核酸医薬の実用化を強力に牽引するため、国内の産官学関係者が結集した「日本核酸医薬学会」が4月に発足する。2013年に国産品の医師主導治験が開始され、未整備だったガイドライン作りも含め、実用化に向けた機運はかつてなく高まっている。こうした状況を捉え、基礎研究者が中心となり、製薬企業とレギュラトリーサイエンス(RS)も取り込み、新たな学会を立ち上げることにした。佐々木茂貴会長(九州大学薬学研究院生物有機合成化学分野教授)は、「自分たちで実用化を引っ張っていく学会にしたい」と話している。
■高まる期待と危機感背景に
核酸医薬は、これまで新たな創薬ターゲットとして実用化が期待されながら、大きな成果が出ていなかった。

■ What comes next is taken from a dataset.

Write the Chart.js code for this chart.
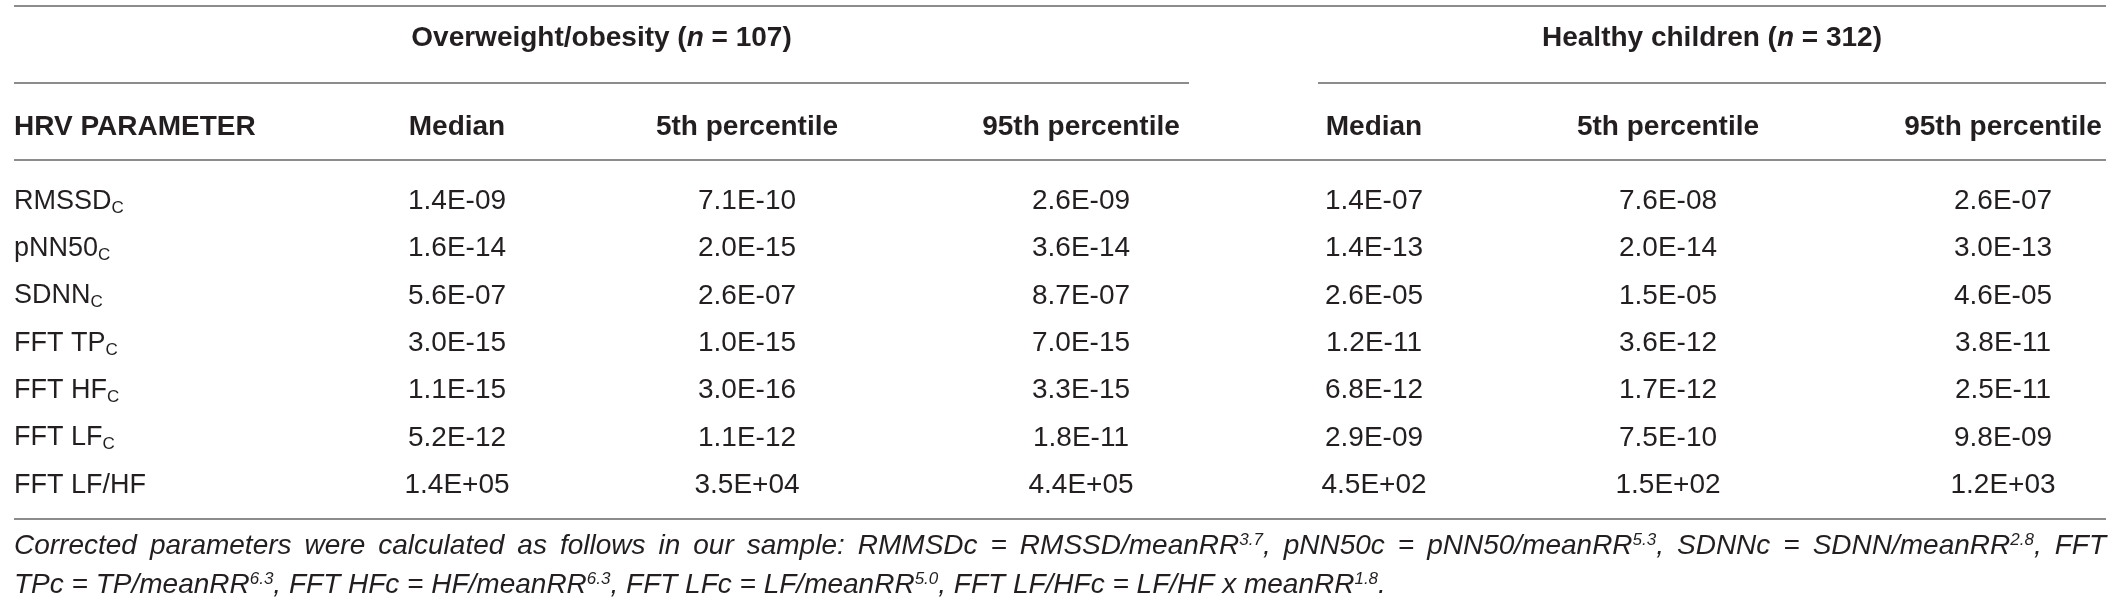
<!DOCTYPE html>
<html>
<head>
<meta charset="utf-8">
<script src="https://cdn.jsdelivr.net/npm/chart.js@4.4.1/dist/chart.umd.min.js"></script>
<style>
html,body{margin:0;padding:0;background:#fff;}
#wrap{width:2118px;height:609px;}
</style>
</head>
<body>
<div id="wrap"><canvas id="c" width="2118" height="609"></canvas></div>
<script>
// ---------------- DATA ----------------
const groupNames = ['Overweight/obesity', 'Healthy children'];
const groupN = [107, 312];
const paramHeader = 'HRV PARAMETER';
const statHeaders = ['Median', '5th percentile', '95th percentile'];
const params = ['RMSSD', 'pNN50', 'SDNN', 'FFT TP', 'FFT HF', 'FFT LF', 'FFT LF/HF'];
const paramSubs = ['C', 'C', 'C', 'C', 'C', 'C', ''];
const obeseMedian   = [1.4e-9, 1.6e-14, 5.6e-7, 3.0e-15, 1.1e-15, 5.2e-12, 1.4e5];
const obeseP5       = [7.1e-10, 2.0e-15, 2.6e-7, 1.0e-15, 3.0e-16, 1.1e-12, 3.5e4];
const obeseP95      = [2.6e-9, 3.6e-14, 8.7e-7, 7.0e-15, 3.3e-15, 1.8e-11, 4.4e5];
const healthyMedian = [1.4e-7, 1.4e-13, 2.6e-5, 1.2e-11, 6.8e-12, 2.9e-9, 4.5e2];
const healthyP5     = [7.6e-8, 2.0e-14, 1.5e-5, 3.6e-12, 1.7e-12, 7.5e-10, 1.5e2];
const healthyP95    = [2.6e-7, 3.0e-13, 4.6e-5, 3.8e-11, 2.5e-11, 9.8e-9, 1.2e3];
const footnoteLine1 = [
  ['Corrected parameters were calculated as follows in our sample: RMMSDc = RMSSD/meanRR'], ['3.7', 'sup'],
  [', pNN50c = pNN50/meanRR'], ['5.3', 'sup'],
  [', SDNNc = SDNN/meanRR'], ['2.8', 'sup'], [', FFT']
];
const footnoteLine2 = [
  ['TPc = TP/meanRR'], ['6.3', 'sup'], [', FFT HFc = HF/meanRR'], ['6.3', 'sup'],
  [', FFT LFc = LF/meanRR'], ['5.0', 'sup'], [', FFT LF/HFc = LF/HF x meanRR'], ['1.8', 'sup'], ['.']
];

// ---------------- LAYOUT / STYLE ----------------
const LAYOUT = {
  width: 2118,
  left: 14, right: 2106, labelX: 14,
  colCenters: [457, 747, 1081, 1374, 1668, 2003],
  groupSpans: [[14, 1189], [1318, 2106]],
  ruleTop: 6, ruleGroup: 83, ruleHeader: 160, ruleBottom: 519,
  groupTextY: 36, headerTextY: 125,
  firstRowY: 199, lastRowY: 483,
  footY: [544, 583]
};
const FF = '"Liberation Sans", Arial, Helvetica, sans-serif';
const STYLE = {
  text: '#231f20', rule: '#8c8c8c', ruleWidth: 1.8,
  headSize: 28, cellSize: 28, labelSize: 27, subSize: 17, subDrop: 4,
  footSize: 28, supSize: 17, supRise: 9
};

function sci(v) {
  const s = v.toExponential(1);
  const parts = s.split('e');
  const n = parseInt(parts[1], 10);
  return parts[0] + 'E' + (n < 0 ? '-' : '+') + String(Math.abs(n)).padStart(2, '0');
}

const valueColumns = [obeseMedian, obeseP5, obeseP95, healthyMedian, healthyP5, healthyP95];
const rowKeys = params.map((p, i) => p + paramSubs[i]);

const tablePlugin = {
  id: 'tableText',
  afterDraw(chart) {
    const ctx = chart.ctx;
    const xs = chart.scales.x, ys = chart.scales.y;
    const X = v => xs.getPixelForValue(v);
    ctx.save();
    ctx.fillStyle = STYLE.text;
    ctx.textBaseline = 'alphabetic';

    const base = (y, size) => y + size * 0.358;

    function measureRuns(runs) {
      let w = 0;
      runs.forEach(r => { ctx.font = r.font; r.w = ctx.measureText(r.t).width; w += r.w; });
      return w;
    }
    function drawRuns(runs, x, yb, align) {
      const w = measureRuns(runs);
      let cx = align === 'center' ? x - w / 2 : (align === 'right' ? x - w : x);
      ctx.textAlign = 'left';
      runs.forEach(r => { ctx.font = r.font; ctx.fillText(r.t, cx, yb + (r.dy || 0)); cx += r.w; });
    }

    // rules
    ctx.strokeStyle = STYLE.rule;
    ctx.lineWidth = STYLE.ruleWidth;
    const hline = (x0, x1, y) => { ctx.beginPath(); ctx.moveTo(X(x0), y); ctx.lineTo(X(x1), y); ctx.stroke(); };
    hline(LAYOUT.left, LAYOUT.right, LAYOUT.ruleTop);
    LAYOUT.groupSpans.forEach(s => hline(s[0], s[1], LAYOUT.ruleGroup));
    hline(LAYOUT.left, LAYOUT.right, LAYOUT.ruleHeader);
    hline(LAYOUT.left, LAYOUT.right, LAYOUT.ruleBottom);

    // group headers
    const hb = `bold ${STYLE.headSize}px ${FF}`;
    const hbi = `italic bold ${STYLE.headSize}px ${FF}`;
    groupNames.forEach((g, i) => {
      const s = LAYOUT.groupSpans[i];
      const cx = X((s[0] + s[1]) / 2);
      drawRuns([{ t: g + ' (', font: hb }, { t: 'n', font: hbi }, { t: ' = ' + groupN[i] + ')', font: hb }],
        cx, base(LAYOUT.groupTextY, STYLE.headSize), 'center');
    });

    // column headers
    drawRuns([{ t: paramHeader, font: hb }], X(LAYOUT.labelX), base(LAYOUT.headerTextY, STYLE.headSize), 'left');
    LAYOUT.colCenters.forEach((c, i) => {
      drawRuns([{ t: statHeaders[i % 3], font: hb }], X(c), base(LAYOUT.headerTextY, STYLE.headSize), 'center');
    });

    // row labels
    const lf = `${STYLE.labelSize}px ${FF}`;
    const cf = `${STYLE.cellSize}px ${FF}`;
    const sf = `${STYLE.subSize}px ${FF}`;
    params.forEach((p, i) => {
      const y = ys.getPixelForValue(i);
      const runs = [{ t: p, font: lf }];
      if (paramSubs[i]) runs.push({ t: paramSubs[i], font: sf, dy: STYLE.subDrop });
      drawRuns(runs, X(LAYOUT.labelX), base(y, STYLE.labelSize), 'left');
    });

    // cell values from dataset elements
    chart.data.datasets.forEach((ds, di) => {
      const meta = chart.getDatasetMeta(di);
      meta.data.forEach((el, ri) => {
        drawRuns([{ t: sci(ds.values[ri]), font: cf }], el.x, base(el.y, STYLE.cellSize), 'center');
      });
    });

    // footnote
    const ff = `italic ${STYLE.footSize}px ${FF}`;
    const fs = `italic ${STYLE.supSize}px ${FF}`;
    function words(line) {
      const out = [[]];
      line.forEach(seg => {
        const isSup = seg[1] === 'sup';
        const pieces = seg[0].split(' ');
        pieces.forEach((pc, k) => {
          if (k > 0) out.push([]);
          if (pc.length) out[out.length - 1].push({ t: pc, font: isSup ? fs : ff, dy: isSup ? -STYLE.supRise : 0 });
        });
      });
      return out.filter(w => w.length);
    }
    function drawFoot(line, yc, justify) {
      const ws = words(line);
      const widths = ws.map(w => measureRuns(w));
      ctx.font = ff;
      const sp = ctx.measureText(' ').width;
      const total = widths.reduce((a, b) => a + b, 0);
      const avail = X(LAYOUT.right) - X(LAYOUT.labelX);
      const gap = justify ? (avail - total) / (ws.length - 1) : sp;
      let x = X(LAYOUT.labelX);
      const yb = base(yc, STYLE.footSize);
      ws.forEach((w, i) => { drawRuns(w, x, yb, 'left'); x += widths[i] + gap; });
    }
    drawFoot(footnoteLine1, LAYOUT.footY[0], true);
    drawFoot(footnoteLine2, LAYOUT.footY[1], false);

    ctx.restore();
  }
};

const canvas = document.getElementById('c');
new Chart(canvas, {
  type: 'scatter',
  data: {
    datasets: valueColumns.map((col, ci) => ({
      label: groupNames[Math.floor(ci / 3)] + ' ' + statHeaders[ci % 3],
      values: col,
      data: col.map((v, ri) => ({ x: LAYOUT.colCenters[ci], y: rowKeys[ri] })),
      pointRadius: 0,
      pointHoverRadius: 0
    }))
  },
  options: {
    responsive: false,
    devicePixelRatio: 1,
    animation: false,
    events: [],
    layout: { padding: { left: 0, right: 0, top: LAYOUT.firstRowY, bottom: 609 - LAYOUT.lastRowY } },
    plugins: { legend: { display: false }, tooltip: { enabled: false } },
    scales: {
      x: { type: 'linear', min: 0, max: LAYOUT.width, display: false },
      y: { type: 'category', labels: rowKeys, offset: false, display: false }
    }
  },
  plugins: [tablePlugin]
});
</script>
</body>
</html>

1991年には、日本核酸医薬学会の前身「アンチセンスDNA/RNA研究会」が発足し、98年に世界初の核酸医薬として、エイズ患者のサイトメガロウイルス性網膜炎症治療薬「ホミビルセン」が登場。2004年に加齢黄斑変性治療薬「ペガプタニブ」、13年には全身投与できる核酸医薬として、家族性高コレステロール血症治療薬「ミポメルセン」が承認されているが、これら3品目にとどまる。